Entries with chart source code
· · · · ·

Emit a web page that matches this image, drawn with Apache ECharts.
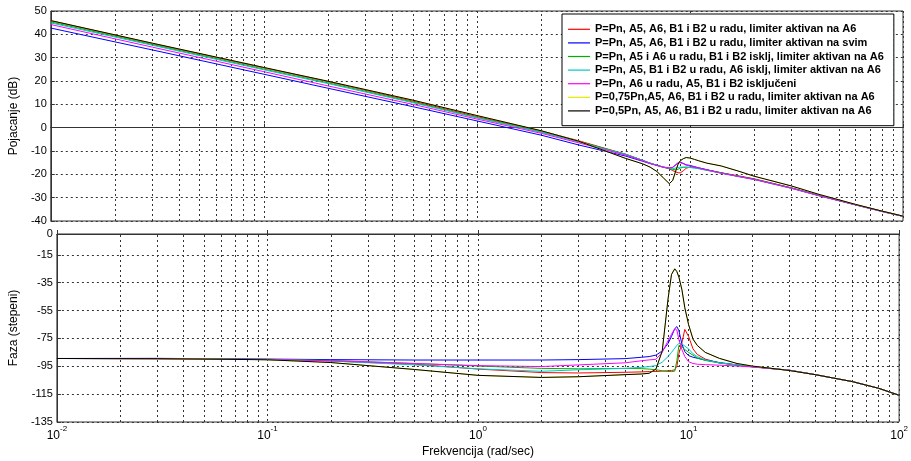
<!DOCTYPE html>
<html>
<head>
<meta charset="utf-8">
<script src="https://cdn.jsdelivr.net/npm/echarts@6/dist/echarts.min.js"></script>
<style>
  html, body { margin: 0; padding: 0; background: #fff; }
  #chart { width: 911px; height: 461px; }
</style>
</head>
<body>
<div id="chart"></div>
<script>
// Frequency points (rad/sec), shared by all curves
const freq = [0.01, 0.03, 0.1, 0.2, 0.5, 1, 2, 3, 5, 6, 6.5, 7, 7.5, 8, 8.3, 8.6, 8.8, 9, 9.3, 9.6, 10, 10.5, 11, 12, 14, 17, 20, 30, 40, 60, 80, 100];

// Series names
const names = [
  'P=Pn, A5, A6, B1 i B2 u radu, limiter aktivan na A6',
  'P=Pn, A5, A6, B1 i B2 u radu, limiter aktivan na svim',
  'P=Pn, A5 i A6 u radu, B1 i B2 isklj, limiter aktivan na A6',
  'P=Pn, A5, B1 i B2 u radu, A6 isklj, limiter aktivan na A6',
  'P=Pn, A6 u radu, A5, B1 i B2 isključeni',
  'P=0,75Pn,A5, A6, B1 i B2 u radu, limiter aktivan na A6',
  'P=0,5Pn, A5, A6, B1 i B2 u radu, limiter aktivan na A6'
];
const colors = ['#ff0000', '#0000ff', '#00b000', '#00c8c8', '#ff00ff', '#e6e600', '#000000'];

// Gain (dB)
const magRed     = [45.8, 36.0, 25.6, 19.7, 11.4, 4.8, -1.4, -5.6, -11.4, -14.0, -15.2, -16.1, -17.0, -17.6, -18.4, -19.0, -19.3, -19.4, -18.5, -17.4, -16.9, -17.0, -17.4, -18.1, -19.3, -20.7, -21.9, -25.8, -28.9, -33.0, -35.8, -37.9];
const magBlue    = [42.7, 33.3, 22.9, 16.9, 9.0, 2.9, -3.2, -7.4, -12.2, -14.4, -15.4, -16.2, -16.9, -17.3, -17.0, -15.8, -15.0, -14.8, -15.3, -15.9, -16.2, -16.7, -17.2, -18.0, -19.4, -20.9, -22.1, -25.9, -29.0, -33.1, -35.9, -38.0];
const magGreen   = [45.3, 35.6, 25.1, 19.2, 11.0, 4.4, -1.8, -5.9, -11.4, -14.0, -15.2, -16.1, -16.9, -17.5, -17.9, -18.1, -17.8, -17.3, -17.0, -16.9, -17.0, -17.2, -17.5, -18.2, -19.4, -20.9, -22.1, -25.9, -29.0, -33.1, -35.9, -38.0];
const magCyan    = [44.9, 35.3, 24.8, 18.9, 10.7, 4.2, -2.0, -6.1, -11.5, -14.0, -15.2, -16.1, -16.9, -17.4, -17.5, -17.3, -17.1, -16.9, -16.9, -17.0, -17.1, -17.3, -17.6, -18.3, -19.5, -21.0, -22.2, -26.0, -29.1, -33.1, -36.0, -38.0];
const magMagenta = [44.2, 34.5, 24.0, 17.9, 10.0, 3.7, -2.4, -6.5, -11.8, -14.2, -15.3, -16.2, -16.9, -17.3, -17.0, -15.9, -15.2, -15.0, -15.5, -16.1, -16.4, -16.9, -17.3, -18.1, -19.5, -21.0, -22.2, -26.0, -29.1, -33.1, -36.0, -38.0];
const magYellow  = [45.9, 36.2, 25.8, 19.9, 11.8, 5.2, -1.3, -5.8, -13.2, -15.5, -16.9, -18.8, -21.5, -24.0, -22.6, -18.2, -15.6, -14.2, -13.3, -12.8, -13.0, -13.6, -14.2, -15.2, -16.4, -18.7, -20.8, -25.0, -28.5, -32.9, -35.8, -37.9];
const magBlack   = [45.9, 36.2, 25.8, 19.9, 11.8, 5.2, -1.3, -5.8, -13.2, -15.5, -16.9, -18.8, -21.5, -24.0, -22.6, -18.2, -15.6, -14.2, -13.3, -12.8, -13.0, -13.6, -14.2, -15.2, -16.4, -18.7, -20.8, -25.0, -28.5, -32.9, -35.8, -37.9];

// Phase (degrees)
const phRed     = [-89.4, -89.6, -90.2, -91.2, -93.5, -97.0, -99.5, -99.8, -99.3, -99.0, -98.8, -98.7, -98.5, -98.2, -98.0, -97.6, -95.0, -86.0, -78.0, -68.5, -73.5, -82.5, -86.5, -89.8, -92.6, -94.2, -95.3, -97.8, -101.0, -106.0, -110.8, -115.8];
const phBlue    = [-89.4, -89.3, -89.8, -90.2, -90.5, -90.5, -90.5, -90.2, -89.5, -88.5, -88.0, -87.0, -84.0, -78.5, -73.5, -68.0, -66.5, -69.5, -79.0, -84.5, -87.3, -88.5, -89.2, -90.5, -92.3, -94.0, -95.2, -97.8, -101.0, -106.0, -110.8, -115.8];
const phGreen   = [-89.4, -89.5, -90.0, -90.8, -93.0, -94.8, -96.5, -96.8, -96.5, -96.7, -97.0, -97.5, -98.2, -98.7, -98.8, -98.5, -91.0, -80.0, -81.0, -83.0, -85.0, -87.0, -89.0, -90.8, -92.6, -94.1, -95.3, -97.8, -101.0, -106.0, -110.8, -115.8];
const phCyan    = [-89.4, -89.6, -90.2, -91.2, -94.0, -96.8, -98.6, -97.5, -96.5, -95.7, -95.2, -94.5, -92.0, -88.0, -85.0, -82.0, -80.0, -78.5, -79.0, -80.5, -82.5, -86.0, -88.0, -90.5, -92.5, -94.0, -95.3, -97.8, -101.0, -106.0, -110.8, -115.8];
const phMagenta = [-89.4, -89.6, -90.1, -91.0, -93.0, -94.5, -95.2, -94.0, -92.5, -91.0, -90.4, -90.0, -85.0, -76.5, -72.0, -68.0, -69.0, -76.0, -83.0, -88.0, -91.7, -93.0, -93.5, -93.8, -94.2, -94.8, -95.5, -97.8, -101.0, -106.0, -110.8, -115.8];
const phYellow  = [-89.4, -89.5, -90.3, -92.3, -97.3, -101.5, -103.0, -102.5, -101.0, -100.5, -100.0, -97.0, -84.0, -46.0, -29.0, -25.0, -27.0, -31.0, -40.0, -53.0, -65.0, -75.5, -80.0, -85.0, -89.3, -93.0, -94.8, -98.0, -101.0, -106.0, -110.8, -115.8];
const phBlack   = [-89.4, -89.5, -90.3, -92.3, -97.3, -101.5, -103.0, -102.5, -101.0, -100.5, -100.0, -97.0, -84.0, -46.0, -29.0, -25.0, -27.0, -31.0, -40.0, -53.0, -65.0, -75.5, -80.0, -85.0, -89.3, -93.0, -94.8, -98.0, -101.0, -106.0, -110.8, -115.8];

// Axis tick values
const magTicks = { min: -40, max: 50, step: 10 };
const phTicks = { min: -135, max: 0, step: 20 };
const freqRange = { min: 0.01, max: 100 };
const minorMultipliers = [2, 3, 4, 5, 6, 7, 8, 9];
const decades = [0.01, 0.1, 1, 10];

const magSets = [magRed, magBlue, magGreen, magCyan, magMagenta, magYellow, magBlack];
const phSets = [phRed, phBlue, phGreen, phCyan, phMagenta, phYellow, phBlack];

const FONT = "'Liberation Sans', Arial, sans-serif";
const gridLine = { type: [2, 3], color: '#333', width: 1 };

// Minor vertical grid lines of the logarithmic frequency axis
const minorLines = [];
decades.forEach(d => minorMultipliers.forEach(m => minorLines.push({ xAxis: +(d * m).toPrecision(3) })));

function pairs(values) {
  return freq.map((f, i) => [f, values[i]]);
}

const series = [];
[0, 1].forEach(k => {
  series.push({
    name: 'minor-grid-' + k, type: 'line', xAxisIndex: k, yAxisIndex: k, data: [],
    silent: true, animation: false, z: 1,
    markLine: {
      z: 1, silent: true, symbol: ['none', 'none'], animation: false,
      label: { show: false }, lineStyle: gridLine, emphasis: { disabled: true },
      data: minorLines
    }
  });
});
names.forEach((name, i) => {
  series.push({
    name, type: 'line', xAxisIndex: 0, yAxisIndex: 0,
    data: pairs(magSets[i]), symbol: 'none', showSymbol: false,
    lineStyle: { width: 1, color: colors[i] }, itemStyle: { color: colors[i] },
    animation: false
  });
});
names.forEach((name, i) => {
  series.push({
    name, type: 'line', xAxisIndex: 1, yAxisIndex: 1,
    data: pairs(phSets[i]), symbol: 'none', showSymbol: false,
    lineStyle: { width: 1, color: colors[i] }, itemStyle: { color: colors[i] },
    animation: false
  });
});

function xAxisBase(idx, showLabels) {
  return {
    type: 'log', logBase: 10, gridIndex: idx,
    min: freqRange.min, max: freqRange.max,
    axisLine: { show: true, lineStyle: { color: '#333' } },
    axisTick: { show: true, inside: true, length: 4, lineStyle: { color: '#333' } },
    splitLine: { show: true, lineStyle: gridLine },
    minorTick: { show: false }, minorSplitLine: { show: false },
    axisLabel: showLabels ? {
      show: true, margin: 3, color: '#000', fontFamily: FONT,
      showMinLabel: true, showMaxLabel: true,
      formatter: v => '{b|10}{e|' + Math.round(Math.log10(v)) + '}',
      rich: {
        b: { fontSize: 12, fontFamily: FONT, color: '#000', padding: [5, 0, 0, 0] },
        e: { fontSize: 8, fontFamily: FONT, color: '#000', verticalAlign: 'top' }
      }
    } : { show: false },
    name: showLabels ? 'Frekvencija (rad/sec)' : '',
    nameLocation: 'middle', nameGap: 24,
    nameTextStyle: { fontSize: 12, fontFamily: FONT, color: '#000' }
  };
}

function yAxisBase(idx, ticks, title) {
  return {
    type: 'value', gridIndex: idx,
    min: ticks.min, max: ticks.max, interval: ticks.step,
    axisLine: { show: true, lineStyle: { color: '#333' } },
    axisTick: { show: true, inside: true, length: 4, lineStyle: { color: '#333' } },
    splitLine: { show: true, lineStyle: gridLine },
    axisLabel: { show: true, margin: 4, fontSize: 11, color: '#000', fontFamily: FONT, showMinLabel: true, showMaxLabel: true },
    name: title, nameLocation: 'middle', nameGap: 21,
    nameTextStyle: { fontSize: 12, fontFamily: FONT, color: '#000' }
  };
}

const chart = echarts.init(document.getElementById('chart'), null, { renderer: 'canvas' });
chart.setOption({
  backgroundColor: '#fff',
  animation: false,
  grid: [
    { left: 49, right: 8, top: 11, height: 210, show: true, borderColor: '#333', borderWidth: 1, backgroundColor: 'transparent' },
    { left: 49, right: 8, top: 234, height: 188, show: true, borderColor: '#333', borderWidth: 1, backgroundColor: 'transparent' }
  ],
  legend: {
    data: names.map(n => ({ name: n, icon: 'rect' })),
    orient: 'vertical', left: 562, top: 14, z: 20,
    padding: [8.5, 10, 8, 6], itemGap: 0, itemWidth: 22, itemHeight: 1.2,
    backgroundColor: '#fff', borderColor: '#000', borderWidth: 1,
    selectedMode: false,
    textStyle: { fontSize: 11, fontWeight: 'bold', fontFamily: FONT, color: '#000', lineHeight: 13.6 }
  },
  xAxis: [xAxisBase(0, false), xAxisBase(1, true)],
  yAxis: [yAxisBase(0, magTicks, 'Pojacanje (dB)'), yAxisBase(1, phTicks, 'Faza (stepeni)')],
  series
});
</script>
</body>
</html>
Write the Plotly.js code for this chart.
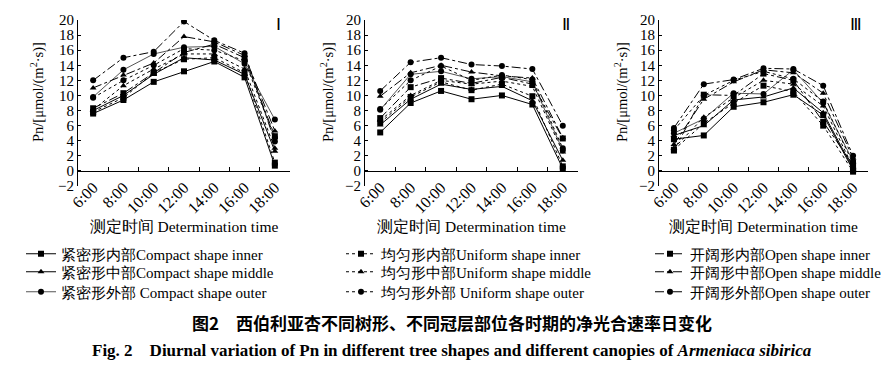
<!DOCTYPE html>
<html><head><meta charset="utf-8">
<script src="https://cdn.plot.ly/plotly-3.0.1.min.js"></script>
<style>html,body{margin:0;padding:0;background:#fff}</style>
</head><body><div id="chart" style="width:896px;height:370px"></div>
<script>
// ---------- DATA ----------
const times = ['6:00','8:00','10:00','12:00','14:00','16:00','18:00'];
const seriesNames = [
  '紧密形内部Compact shape inner','紧密形中部Compact shape middle','紧密形外部 Compact shape outer',
  '均匀形内部Uniform shape inner','均匀形中部Uniform shape middle','均匀形外部 Uniform shape outer',
  '开阔形内部Open shape inner','开阔形中部Open shape middle','开阔形外部Open shape outer'
];
const panelLabels = ['Ⅰ','Ⅱ','Ⅲ'];
const yTicks = [-2,0,2,4,6,8,10,12,14,16,18,20];

// Panel I
const p1CompactInner  = [7.6, 9.4, 11.8, 13.2, 14.5, 12.4, 0.7];
const p1CompactMiddle = [8.0, 10.0, 12.8, 15.0, 14.7, 12.8, 2.6];
const p1CompactOuter  = [9.8, 13.4, 15.5, 16.4, 16.5, 14.2, 6.8];
const p1UniformInner  = [7.8, 9.7, 13.0, 14.8, 15.0, 13.0, 1.1];
const p1UniformMiddle = [8.1, 11.3, 13.5, 15.5, 15.5, 13.5, 3.0];
const p1UniformOuter  = [9.7, 12.0, 14.0, 16.2, 16.0, 14.6, 4.4];
const p1OpenInner     = [8.3, 10.3, 13.0, 15.7, 16.8, 15.0, 4.6];
const p1OpenMiddle    = [11.0, 12.7, 14.3, 17.8, 17.1, 15.3, 5.3];
const p1OpenOuter     = [12.0, 15.0, 15.8, 19.8, 17.3, 15.6, 3.9];

// Panel II
const p2CompactInner  = [5.1, 9.0, 10.6, 9.5, 10.0, 8.8, 0.3];
const p2CompactMiddle = [6.1, 9.5, 11.5, 10.8, 11.2, 9.3, 1.4];
const p2CompactOuter  = [8.1, 12.8, 13.2, 12.2, 12.5, 11.8, 2.7];
const p2UniformInner  = [6.4, 9.8, 11.8, 10.7, 11.5, 9.9, 0.6];
const p2UniformMiddle = [6.7, 10.0, 12.0, 11.5, 11.9, 11.2, 2.5];
const p2UniformOuter  = [8.2, 12.0, 13.9, 12.0, 12.7, 12.1, 3.0];
const p2OpenInner     = [7.0, 11.1, 12.3, 11.6, 12.4, 11.5, 4.3];
const p2OpenMiddle    = [9.9, 13.0, 14.0, 13.1, 12.6, 12.3, 4.4];
const p2OpenOuter     = [10.6, 14.4, 15.0, 14.1, 13.9, 13.5, 6.0];

// Panel III
const p3CompactInner  = [4.2, 4.7, 8.5, 9.1, 10.1, 7.4, 0.1];
const p3CompactMiddle = [4.7, 6.0, 9.4, 9.8, 11.0, 7.7, 0.3];
const p3CompactOuter  = [5.0, 6.9, 10.3, 10.2, 13.4, 9.0, 1.3];
const p3UniformInner  = [2.8, 6.3, 9.0, 11.3, 10.5, 6.0, -0.1];
const p3UniformMiddle = [3.0, 7.1, 9.7, 12.0, 11.5, 8.6, 0.5];
const p3UniformOuter  = [5.4, 10.0, 12.0, 13.2, 12.2, 9.2, 1.0];
const p3OpenInner     = [2.7, 10.1, 10.0, 12.9, 12.0, 6.5, 0.8];
const p3OpenMiddle    = [3.5, 9.5, 11.8, 13.4, 13.0, 10.3, 1.7];
const p3OpenOuter     = [5.7, 11.5, 12.1, 13.6, 13.5, 11.3, 2.0];

const panels = [
  [p1CompactInner,p1CompactMiddle,p1CompactOuter,p1UniformInner,p1UniformMiddle,p1UniformOuter,p1OpenInner,p1OpenMiddle,p1OpenOuter],
  [p2CompactInner,p2CompactMiddle,p2CompactOuter,p2UniformInner,p2UniformMiddle,p2UniformOuter,p2OpenInner,p2OpenMiddle,p2OpenOuter],
  [p3CompactInner,p3CompactMiddle,p3CompactOuter,p3UniformInner,p3UniformMiddle,p3UniformOuter,p3OpenInner,p3OpenMiddle,p3OpenOuter]
];

// ---------- STYLE ----------
const W = 896, H = 370;
const fx = p => p / W, fy = p => 1 - p / H;
const serif = 'Liberation Serif';
const dashes = ['solid','solid','solid','dot','dot','dot','dashdot','dashdot','dashdot'];
const symbols = ['square','triangle-up','circle','square','triangle-up','circle','square','triangle-up','circle'];
const colors = ['#000','#000','#555','#000','#000','#000','#000','#000','#000'];
const legendIds = ['legend','legend2','legend3','legend4','legend5','legend6','legend7','legend8','legend9'];
const legendColX = [21, 341, 650];
const legendRowY = [254, 272, 292];
const xPix = [[78,290],[365,578],[659,868]];
const yTitleX = [37, 327, 621];

const traces = [];
panels.forEach((series, pi) => {
  series.forEach((vals, si) => {
    traces.push({
      type: 'scatter', mode: 'lines+markers',
      x: times, y: vals,
      xaxis: pi === 0 ? 'x' : 'x' + (pi + 1),
      yaxis: pi === 0 ? 'y' : 'y' + (pi + 1),
      name: seriesNames[si],
      legend: legendIds[si],
      legendgroup: 's' + si,
      showlegend: pi === 0,
      line: {color: colors[si], width: 1, dash: dashes[si]},
      marker: {symbol: symbols[si], size: 6, color: '#000'}
    });
  });
});

const layout = {
  width: W, height: H,
  margin: {l: 0, r: 0, t: 0, b: 0},
  paper_bgcolor: '#fff', plot_bgcolor: 'rgba(0,0,0,0)',
  font: {family: serif, size: 14, color: '#000'},
  annotations: [],
  hovermode: false
};
[0,1,2].forEach(pi => {
  const xs = pi === 0 ? '' : String(pi + 1);
  layout['xaxis' + xs] = {
    domain: [fx(xPix[pi][0]), fx(xPix[pi][1])],
    anchor: 'free', position: fy(171),
    type: 'category', range: [-0.5, 6.5],
    showline: true, linecolor: '#000', linewidth: 1,
    ticks: 'inside', ticklen: 4, tickcolor: '#000', tickson: 'boundaries',
    tickangle: -45, tickfont: {family: serif, size: 16},
    showgrid: false, zeroline: false, automargin: false,
    title: {text: '测定时间 Determination time', font: {family: serif, size: 15.5}, standoff: 5}
  };
  layout['yaxis' + xs] = {
    domain: [fy(186), fy(20)],
    anchor: 'x' + xs, range: [-2, 20],
    tickvals: yTicks, ticktext: yTicks.map(v => v < 0 ? '−' + Math.abs(v) : String(v)),
    showline: true, linecolor: '#000', linewidth: 1,
    ticks: 'inside', ticklen: 3, tickcolor: '#000',
    tickfont: {family: serif, size: 15},
    showgrid: false, zeroline: false, automargin: false
  };
  layout.annotations.push({
    xref: 'paper', yref: 'paper', x: fx(yTitleX[pi]), y: fy(92),
    text: 'Pn/[μmol/(m<sup>2</sup>·s)]', textangle: -90, showarrow: false,
    font: {family: serif, size: 14.5}, xanchor: 'center', yanchor: 'middle'
  });
  layout.annotations.push({
    xref: 'paper', yref: 'paper', x: fx(xPix[pi][1] - 12), y: fy(25),
    text: panelLabels[pi], showarrow: false,
    font: {family: serif, size: 17}, xanchor: 'center', yanchor: 'middle'
  });
});
legendIds.forEach((id, si) => {
  layout[id] = {
    x: fx(legendColX[Math.floor(si / 3)]), y: fy(legendRowY[si % 3]),
    xanchor: 'left', yanchor: 'middle', bgcolor: 'rgba(0,0,0,0)', borderwidth: 0,
    font: {family: serif, size: 15}, itemwidth: 30, itemclick: false
  };
});

layout.annotations.push({
  xref: 'paper', yref: 'paper', x: fx(452), y: fy(322),
  text: '<b>图2　西伯利亚杏不同树形、不同冠层部位各时期的净光合速率日变化</b>',
  showarrow: false, font: {family: 'Noto Sans CJK SC', size: 17}, xanchor: 'center', yanchor: 'middle'
});
layout.annotations.push({
  xref: 'paper', yref: 'paper', x: fx(452), y: fy(350),
  text: '<b>Fig. 2　Diurnal variation of Pn in different tree shapes and different canopies of <i>Armeniaca sibirica</i></b>',
  showarrow: false, font: {family: serif, size: 17}, xanchor: 'center', yanchor: 'middle'
});

Plotly.newPlot('chart', traces, layout, {staticPlot: true, displayModeBar: false});
</script></body></html>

· · · · ·

Reproduce each line of the entries in which the word "this" is found.

▸ **Response to the task**:
Emit a web page that matches this image, drawn with Apache ECharts.
Write the Plotly.js code for this chart.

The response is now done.